What were you doing when you were 15? I was watching Top of the Pops and eating Wibbly Wobbly Wonders. Máirín Johnston, on the other hand, was getting sacked from a shirt factory for trying to join a trade union.
The Liberties teenager would go on to dedicate her life to fighting for the rights of workers and improve the lives of women and their families. Now 90, she hasn't packed away her placards just yet. Her story, and the stories of nine other women who fought for workers' rights, social justice and equality, are told in the fourth volume of Left Lives in Twentieth Century Ireland – Women, just published. And what stories they tell. Over a period of 135 years, the women blazed a trail in campaigning for voting rights, workers' rights, and basic human rights for all.

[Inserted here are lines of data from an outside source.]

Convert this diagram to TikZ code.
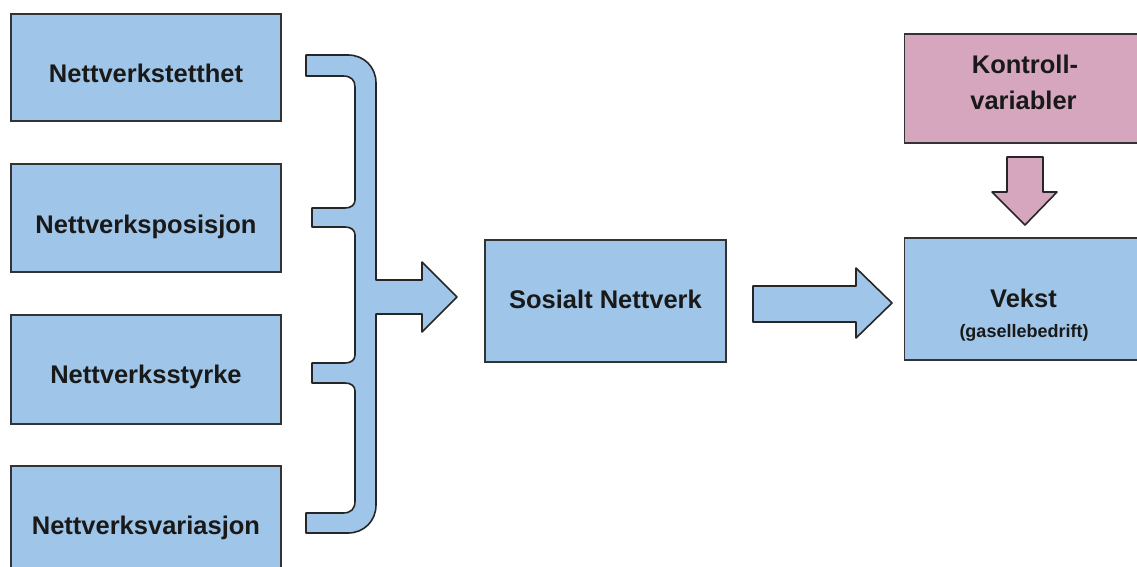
\documentclass[tikz,border=0pt]{standalone}
\usepackage{fontspec}
\setmainfont{Liberation Sans}
\begin{document}
\begin{tikzpicture}[x=1pt,y=-1pt,
  box/.style={draw=black!80,line width=1.4pt,fill=boxblue,rectangle,inner sep=0pt},
  pinkbox/.style={box,fill=boxpink},
  lbl/.style={anchor=base,font=\bfseries\fontsize{25.5}{35}\selectfont,text=black!90,inner sep=0pt},
  small/.style={anchor=base,font=\bfseries\fontsize{18}{20}\selectfont,text=black!90,inner sep=0pt},
  blockarrow/.style={draw=black!85,line width=1.6pt,line join=round,fill=boxblue}]
\definecolor{boxblue}{HTML}{9FC5E8}
\definecolor{boxpink}{HTML}{D5A6BD}
\useasboundingbox (0,0) rectangle (1137,567);
\clip (0,0) rectangle (1137,567);

% four network measures on the left
\node[box,minimum width=270pt,minimum height=107pt] (dens) at (146,67.5) {};
\node[box,minimum width=270pt,minimum height=108pt] (pos)  at (146,218) {};
\node[box,minimum width=270pt,minimum height=109pt] (str)  at (146,369.5) {};
\node[box,minimum width=270pt,minimum height=108pt] (var)  at (146,520) {};
\node[lbl] (densT) at (146,83)  {Nettverkstetthet};
\node[lbl] (posT)  at (146,233) {Nettverksposisjon};
\node[lbl] (strT)  at (146,383) {Nettverksstyrke};
\node[lbl] (varT)  at (146,534) {Nettverksvariasjon};

% social network
\node[box,minimum width=241pt,minimum height=122pt] (soc) at (605.5,301) {};
\node[lbl] (socT) at (605.5,308) {Sosialt Nettverk};

% growth and control variables
\node[box,minimum width=250pt,minimum height=122pt,anchor=west] (vek) at (904,299) {};
\node[lbl] (vekT) at (1023.5,307) {Vekst};
\node[small] (gasT) at (1024,337) {(gasellebedrift)};
\node[pinkbox,minimum width=250pt,minimum height=109pt,anchor=west] (kon) at (904,88.5) {};
\node[lbl] (konT1) at (1025,73.5) {Kontroll-};
\node[lbl] (konT2) at (1023.5,110) {variabler};

% brace gathering the four measures into one arrow
\draw[blockarrow]
  (306,55) -- (348,55) .. controls (364,55) and (376,67) .. (376,83)
  -- (376,280) -- (422,280) -- (422,262) -- (457,297) -- (422,332) -- (422,314)
  -- (376,314) -- (376,505) .. controls (376,521) and (364,533) .. (348,533)
  -- (306,533) -- (306,513) -- (343,513) .. controls (351,513) and (355,509) .. (355,501)
  -- (355,391) .. controls (355,386) and (351,383) .. (345,383)
  -- (312,383) -- (312,363) -- (345,363) .. controls (351,363) and (355,360) .. (355,355)
  -- (355,235) .. controls (355,230) and (351,227) .. (345,227)
  -- (312,227) -- (312,208) -- (345,208) .. controls (351,208) and (355,205) .. (355,200)
  -- (355,87) .. controls (355,80) and (351,76) .. (343,76)
  -- (306,76) -- cycle;

% arrow from social network to growth
\draw[blockarrow]
  (753,286) -- (856,286) -- (856,268) -- (892,303) -- (856,338) -- (856,322) -- (753,322) -- cycle;

% arrow from control variables down to growth
\draw[blockarrow,fill=boxpink]
  (1007,157) -- (1043,157) -- (1043,192) -- (1057,192) -- (1025,225) -- (992,192) -- (1007,192) -- cycle;
\end{tikzpicture}
\end{document}
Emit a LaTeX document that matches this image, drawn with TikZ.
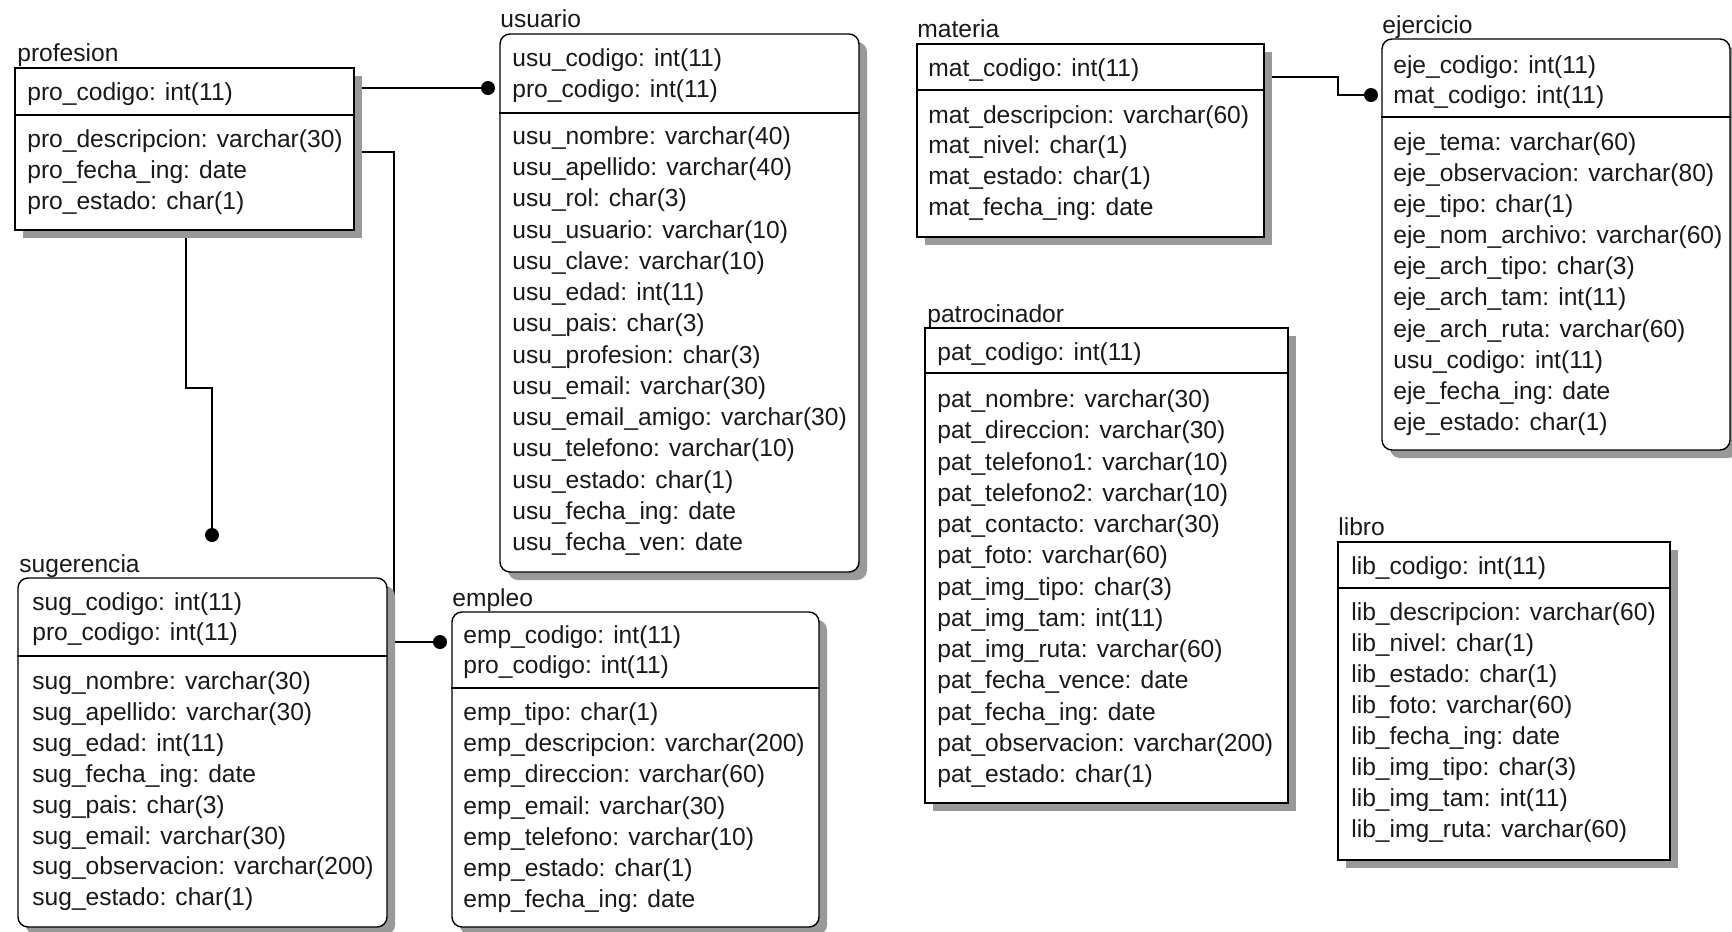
\documentclass[tikz,border=0pt]{standalone}
\usepackage{fontspec}
\setmainfont{Liberation Sans}
\usepackage{tikz}
\usetikzlibrary{fit,shadows}
\pgfdeclarelayer{edgelayer}
\pgfdeclarelayer{nodelayer}
\pgfsetlayers{edgelayer,nodelayer,main}
\tikzstyle{edge}=[draw=black, line width=0.7pt]
\tikzstyle{entity}=[draw=black, line width=0.8pt, fill=white, inner sep=0pt, drop shadow={shadow xshift=0.16cm, shadow yshift=-0.16cm, fill=black!40, opacity=1}]
\tikzstyle{entityround}=[entity, rounded corners=0.2cm]
\tikzstyle{attr}=[anchor=base west, inner sep=0pt, font=\fontsize{14}{16}\selectfont, text=black!90]
\tikzstyle{entname}=[attr]
\tikzstyle{sepline}=[draw=black, line width=0.8pt]
\tikzstyle{fkdot}=[circle, fill=black, inner sep=0pt, minimum size=0.28cm]

\begin{document}
\begin{tikzpicture}[x=0.02cm, y=-0.02cm]
\useasboundingbox ( 0 , 0 ) rectangle ( 1732 , 931 );
\begin{pgfonlayer}{nodelayer}
% profesion
\node[entname] (t-profesion) at ( 17 , 61 ) {profesion};
\node[entity, fit={( 15 , 68 ) ( 354 , 230 )}] (profesion) {};
\draw[sepline] (profesion.west |- 0,115) -- (profesion.east |- 0,115);
\node[attr] (pro1) at ( 27 , 100 ) {pro\_codigo: int(11)};
\node[attr] (pro2) at ( 27 , 147 ) {pro\_descripcion: varchar(30)};
\node[attr] (pro3) at ( 27 , 178 ) {pro\_fecha\_ing: date};
\node[attr] (pro4) at ( 27 , 209 ) {pro\_estado: char(1)};
% usuario
\node[entname] (t-usuario) at ( 500 , 27 ) {usuario};
\node[entityround, fit={( 500 , 34 ) ( 859 , 572 )}] (usuario) {};
\draw[sepline] (usuario.west |- 0,113) -- (usuario.east |- 0,113);
\node[attr] (usu1) at ( 512 , 66 ) {usu\_codigo: int(11)};
\node[attr] (usu2) at ( 512 , 97 ) {pro\_codigo: int(11)};
\node[attr] (usu3) at ( 512 , 144 ) {usu\_nombre: varchar(40)};
\node[attr] (usu4) at ( 512 , 175 ) {usu\_apellido: varchar(40)};
\node[attr] (usu5) at ( 512 , 206 ) {usu\_rol: char(3)};
\node[attr] (usu6) at ( 512 , 238 ) {usu\_usuario: varchar(10)};
\node[attr] (usu7) at ( 512 , 269 ) {usu\_clave: varchar(10)};
\node[attr] (usu8) at ( 512 , 300 ) {usu\_edad: int(11)};
\node[attr] (usu9) at ( 512 , 331 ) {usu\_pais: char(3)};
\node[attr] (usu10) at ( 512 , 363 ) {usu\_profesion: char(3)};
\node[attr] (usu11) at ( 512 , 394 ) {usu\_email: varchar(30)};
\node[attr] (usu12) at ( 512 , 425 ) {usu\_email\_amigo: varchar(30)};
\node[attr] (usu13) at ( 512 , 456 ) {usu\_telefono: varchar(10)};
\node[attr] (usu14) at ( 512 , 488 ) {usu\_estado: char(1)};
\node[attr] (usu15) at ( 512 , 519 ) {usu\_fecha\_ing: date};
\node[attr] (usu16) at ( 512 , 550 ) {usu\_fecha\_ven: date};
% materia
\node[entname] (t-materia) at ( 917 , 37 ) {materia};
\node[entity, fit={( 917 , 44 ) ( 1264 , 237 )}] (materia) {};
\draw[sepline] (materia.west |- 0,90) -- (materia.east |- 0,90);
\node[attr] (mat1) at ( 928 , 76 ) {mat\_codigo: int(11)};
\node[attr] (mat2) at ( 928 , 123 ) {mat\_descripcion: varchar(60)};
\node[attr] (mat3) at ( 928 , 153 ) {mat\_nivel: char(1)};
\node[attr] (mat4) at ( 928 , 184 ) {mat\_estado: char(1)};
\node[attr] (mat5) at ( 928 , 215 ) {mat\_fecha\_ing: date};
% ejercicio
\node[entname] (t-ejercicio) at ( 1382 , 33 ) {ejercicio};
\node[entityround, fit={( 1382 , 39 ) ( 1730 , 450 )}] (ejercicio) {};
\draw[sepline] (ejercicio.west |- 0,117) -- (ejercicio.east |- 0,117);
\node[attr] (eje1) at ( 1393 , 73 ) {eje\_codigo: int(11)};
\node[attr] (eje2) at ( 1393 , 103 ) {mat\_codigo: int(11)};
\node[attr] (eje3) at ( 1393 , 150 ) {eje\_tema: varchar(60)};
\node[attr] (eje4) at ( 1393 , 181 ) {eje\_observacion: varchar(80)};
\node[attr] (eje5) at ( 1393 , 212 ) {eje\_tipo: char(1)};
\node[attr] (eje6) at ( 1393 , 243 ) {eje\_nom\_archivo: varchar(60)};
\node[attr] (eje7) at ( 1393 , 274 ) {eje\_arch\_tipo: char(3)};
\node[attr] (eje8) at ( 1393 , 305 ) {eje\_arch\_tam: int(11)};
\node[attr] (eje9) at ( 1393 , 337 ) {eje\_arch\_ruta: varchar(60)};
\node[attr] (eje10) at ( 1393 , 368 ) {usu\_codigo: int(11)};
\node[attr] (eje11) at ( 1393 , 399 ) {eje\_fecha\_ing: date};
\node[attr] (eje12) at ( 1393 , 430 ) {eje\_estado: char(1)};
% sugerencia
\node[entname] (t-sugerencia) at ( 19 , 572 ) {sugerencia};
\node[entityround, fit={( 18 , 578 ) ( 387 , 927 )}] (sugerencia) {};
\draw[sepline] (sugerencia.west |- 0,656) -- (sugerencia.east |- 0,656);
\node[attr] (sug1) at ( 32 , 610 ) {sug\_codigo: int(11)};
\node[attr] (sug2) at ( 32 , 640 ) {pro\_codigo: int(11)};
\node[attr] (sug3) at ( 32 , 689 ) {sug\_nombre: varchar(30)};
\node[attr] (sug4) at ( 32 , 720 ) {sug\_apellido: varchar(30)};
\node[attr] (sug5) at ( 32 , 751 ) {sug\_edad: int(11)};
\node[attr] (sug6) at ( 32 , 782 ) {sug\_fecha\_ing: date};
\node[attr] (sug7) at ( 32 , 813 ) {sug\_pais: char(3)};
\node[attr] (sug8) at ( 32 , 844 ) {sug\_email: varchar(30)};
\node[attr] (sug9) at ( 32 , 874 ) {sug\_observacion: varchar(200)};
\node[attr] (sug10) at ( 32 , 905 ) {sug\_estado: char(1)};
% empleo
\node[entname] (t-empleo) at ( 452 , 606 ) {empleo};
\node[entityround, fit={( 452 , 612 ) ( 819 , 927 )}] (empleo) {};
\draw[sepline] (empleo.west |- 0,688) -- (empleo.east |- 0,688);
\node[attr] (emp1) at ( 463 , 643 ) {emp\_codigo: int(11)};
\node[attr] (emp2) at ( 463 , 673 ) {pro\_codigo: int(11)};
\node[attr] (emp3) at ( 463 , 720 ) {emp\_tipo: char(1)};
\node[attr] (emp4) at ( 463 , 751 ) {emp\_descripcion: varchar(200)};
\node[attr] (emp5) at ( 463 , 782 ) {emp\_direccion: varchar(60)};
\node[attr] (emp6) at ( 463 , 814 ) {emp\_email: varchar(30)};
\node[attr] (emp7) at ( 463 , 845 ) {emp\_telefono: varchar(10)};
\node[attr] (emp8) at ( 463 , 876 ) {emp\_estado: char(1)};
\node[attr] (emp9) at ( 463 , 907 ) {emp\_fecha\_ing: date};
% patrocinador
\node[entname] (t-patrocinador) at ( 927 , 322 ) {patrocinador};
\node[entity, fit={( 925 , 328 ) ( 1288 , 803 )}] (patrocinador) {};
\draw[sepline] (patrocinador.west |- 0,373) -- (patrocinador.east |- 0,373);
\node[attr] (pat1) at ( 937 , 360 ) {pat\_codigo: int(11)};
\node[attr] (pat2) at ( 937 , 407 ) {pat\_nombre: varchar(30)};
\node[attr] (pat3) at ( 937 , 438 ) {pat\_direccion: varchar(30)};
\node[attr] (pat4) at ( 937 , 470 ) {pat\_telefono1: varchar(10)};
\node[attr] (pat5) at ( 937 , 501 ) {pat\_telefono2: varchar(10)};
\node[attr] (pat6) at ( 937 , 532 ) {pat\_contacto: varchar(30)};
\node[attr] (pat7) at ( 937 , 563 ) {pat\_foto: varchar(60)};
\node[attr] (pat8) at ( 937 , 595 ) {pat\_img\_tipo: char(3)};
\node[attr] (pat9) at ( 937 , 626 ) {pat\_img\_tam: int(11)};
\node[attr] (pat10) at ( 937 , 657 ) {pat\_img\_ruta: varchar(60)};
\node[attr] (pat11) at ( 937 , 688 ) {pat\_fecha\_vence: date};
\node[attr] (pat12) at ( 937 , 720 ) {pat\_fecha\_ing: date};
\node[attr] (pat13) at ( 937 , 751 ) {pat\_observacion: varchar(200)};
\node[attr] (pat14) at ( 937 , 782 ) {pat\_estado: char(1)};
% libro
\node[entname] (t-libro) at ( 1338 , 535 ) {libro};
\node[entity, fit={( 1338 , 542 ) ( 1670 , 860 )}] (libro) {};
\draw[sepline] (libro.west |- 0,588) -- (libro.east |- 0,588);
\node[attr] (lib1) at ( 1351 , 574 ) {lib\_codigo: int(11)};
\node[attr] (lib2) at ( 1351 , 620 ) {lib\_descripcion: varchar(60)};
\node[attr] (lib3) at ( 1351 , 651 ) {lib\_nivel: char(1)};
\node[attr] (lib4) at ( 1351 , 682 ) {lib\_estado: char(1)};
\node[attr] (lib5) at ( 1351 , 713 ) {lib\_foto: varchar(60)};
\node[attr] (lib6) at ( 1351 , 744 ) {lib\_fecha\_ing: date};
\node[attr] (lib7) at ( 1351 , 775 ) {lib\_img\_tipo: char(3)};
\node[attr] (lib8) at ( 1351 , 806 ) {lib\_img\_tam: int(11)};
\node[attr] (lib9) at ( 1351 , 837 ) {lib\_img\_ruta: varchar(60)};
\end{pgfonlayer}
% foreign key ends
\node[fkdot] (fk-usu) at ( 488 , 88 ) {};
\node[fkdot] (fk-emp) at ( 440 , 642 ) {};
\node[fkdot] (fk-sug) at ( 212 , 535 ) {};
\node[fkdot] (fk-eje) at ( 1371 , 95 ) {};
\coordinate (pk-pro1) at ( 354 , 88 );
\coordinate (pk-pro2) at ( 354 , 152 );
\coordinate (pk-pro3) at ( 186 , 230 );
\coordinate (pk-mat) at ( 1264 , 77 );
\begin{pgfonlayer}{edgelayer}
\draw[edge] (pk-pro1) -- (fk-usu);
\draw[edge] (pk-pro2) -- ++( 40 , 0 ) |- (fk-emp);
\draw[edge] (pk-pro3) -- ++( 0 , 158 ) -| (fk-sug);
\draw[edge] (pk-mat) -- ++( 74 , 0 ) |- (fk-eje);
\end{pgfonlayer}
\end{tikzpicture}
\end{document}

Viewed through the prism of 2021, the contraceptive train might look like a quaint stunt
The book, edited by Mags O'Brien, aims to ensure the work of these women will never be forgotten, but some of them are barely remembered in the first place, as Charles Callan notes in his chapter on Helen Chenevix. The suffragette and trade union activist, who was born in 1886, opens the book, and journalist Lyra McKee, born more than a century later, closes it. More than 100 years may separate the two women, but it appears they left a similar lasting impression on those who met them.
The book tells of Chenevix's quiet power when she calmed a stormy meeting of the Irish Trade Union Congress. She had proposed a resolution seeking world peace. You would think delegates would have no issue with such a worthy resolution, but all hell broke loose when some delegates claimed it was a communist resolution.
Chenevix, “a frail, gentle, grey-haired tiny figure” rose to speak. She began almost in a whisper, but the uproar started to die down and when she ended her speech, she received a storm of applause. Her resolution was passed unanimously.
Meanwhile, Mary McAuliffe tells the story of Margaret Skinnider who fought in the Easter Rising and was wounded by a sniper. When she was later refused a military pension, she was told that the relevant Act governing the pension was applicable to "soldiers as generally understood in the masculine sense".
Of course, no book about female activists would be complete without reference to the contraceptive train and more than one of the women profiled had a role in this event. Some 47 women took the train from Dublin to Belfast in May 1971 to purchase contraceptives, which were not legally available in the Republic. Máirín Johnston was pregnant at the time and was one of the first women stopped by customs officials on their return to Dublin. An RTÉ microphone recorded her defiantly telling a customs officer who enquired about her contraband that it was her contraceptive jelly "and you are not getting it".
The women later admitted that they were ill-prepared for the trip as they didn’t realise that they would need prescriptions to buy the contraceptive pill. On discovering this setback, they bought other contraceptive paraphernalia instead. And Nell McCafferty hit on the ingenious idea of buying aspirin and removing it from its box, because customs officers wouldn’t know what the pill looked like.
One of the architects of the event, Mary Maher, delighted in telling people her very good excuse for not making the trip. She was busy giving birth to her daughter, as Séamus Dooley outlines in his chapter on the journalist and trade unionist.
Viewed through the prism of 2021, the contraceptive train might look like a quaint stunt, so it is easy to forget that the women faced the real threat of prison, not to mention public opprobrium. Johnston told BBC Radio 4’s In Living Memory show that she was absolutely terrified: “I could see myself pregnant, two small children at home, ending up in a cell in Mountjoy and I didn’t like it one little bit.”
Mary Kenny, who appeared to be one of the most gung-ho of all the campaigners, told the same show she had to grit her teeth to go through with it because she knew that her mother would hate it. "And indeed she did, to be sure, and there was a lot of froideur within the family for some time after that and a lot of ordinary Irish women didn't like it and they thought it was a very rude thing to do."
McCafferty mostly remembers the desperate boredom of waiting around in Belfast for the return train after the visit to the pharmacy. “I marched them up and down the one street…trying to entertain them,” she told the BBC programme. “There was four or five hours to go. We should have organised an earlier train,” she said ruefully.
So, just like war, being on the contraceptive train involved long periods of boredom punctuated by moments of sheer terror. But in this particular battle, the women were on the winning side.